Editor’s note: A longer version of this article first appeared at American Spectator.
Liberals are apoplectic over remarks by Dr. Ben Carson at the National Prayer Breakfast. Carson, a prominent pediatric surgeon from Johns Hopkins University, dared to weigh in on healthcare—something he knows something about. In the liberal mind, Carson committed a grave transgression; he disagreed with President Obama on healthcare at a faith venue, and in Obama’s presence.
In discussing Carson’s moral effrontery, Candy Crowley, host of CNN’s “State of the Union,” asked panelists if they were offended by Carson’s comments. “He [Carson] was talking about the idea of, you know, weaving the Bible into some objections he appears to have with the president’s approach,”said Crowley. Count Democratic Congresswoman Jan Schakowsky among the offended. She told Crowley: “I think it’s … not really an appropriate place to make this kind of political speech and to invoke God as his [Carson’s] support for that kind of point of view.”

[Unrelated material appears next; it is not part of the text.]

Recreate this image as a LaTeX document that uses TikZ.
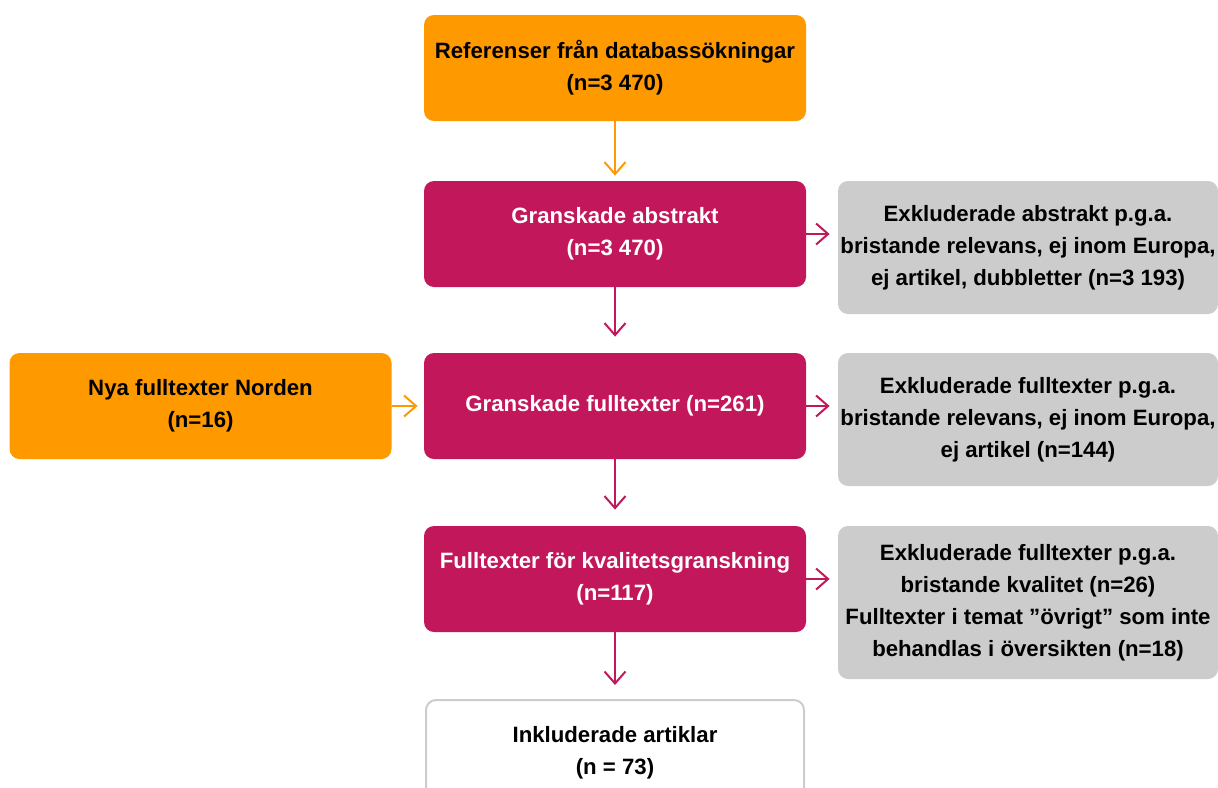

In truth, what the likes of Crowley and Schakowsky object to is the mere fact that Carson publicly disagreed with Obama on healthcare, especially in the context of faith. For liberal Democrats, conservative Republicans should never use their faith to disagree; only liberal Democrats enjoy such freedoms. I could give a thousand examples illustrating the point; I’ve written entire books doing so. For now, however, here are some particularly salient examples involving Obama, liberals, and healthcare reform:
From the first year of Obama’s presidency, the religious left (Obama included) incessantly claimed God’s support for their vision of healthcare reform.
In August 2009, Obama addressed a “virtual gathering” of 140,000 religious left individuals—a huge conference call to liberal Christians, Jews, and other people of faith. Obama told them he was “going to need your help” in passing healthcare. Obama penitently invoked a period of “40 days,” a trial of deliverance from conservative evildoers. He lifted up the brethren, assuring them “We are God’s partner in matters of life and death.”
Like a great commissioning, in the 40 days that followed, the religious left was filled with the spirit. A group called the Religious Institute—led by Rev. Debra Hafner and representing 4,800 clergy—went wild stumping for Obamacare. Other religious left faithful joined the crusade.
A group of 59 leftist nuns sent Congress a letter urging passage of Obamacare. This was in direct defiance of the U.S. Conference of Catholic Bishops, which insisted the bill “must be opposed” because of its refusal to explicitly ban abortion funding. The liberal media cheered on the nuns, gleefully exaggerating their influence. In a breathtaking display, the Los Angeles Times beamed: “Nuns’ support for health-care bill shows [Catholic] Church split.” Amazingly, the Times reported that the nuns’ letter represented not 59 nuns—but 59,000! Like Jesus with the loaves, the Times (normally militantly secular) had demonstrated miraculous powers of multiplication.
The nuns’ brazenness was matched by Speaker of the House Nancy Pelosi, a Roman Catholic, who, in March 2010, invoked the Solemnity of the Feast of St. Joseph on behalf of Obamacare. She urged American Catholics to “pray to St. Joseph” for Obamacare.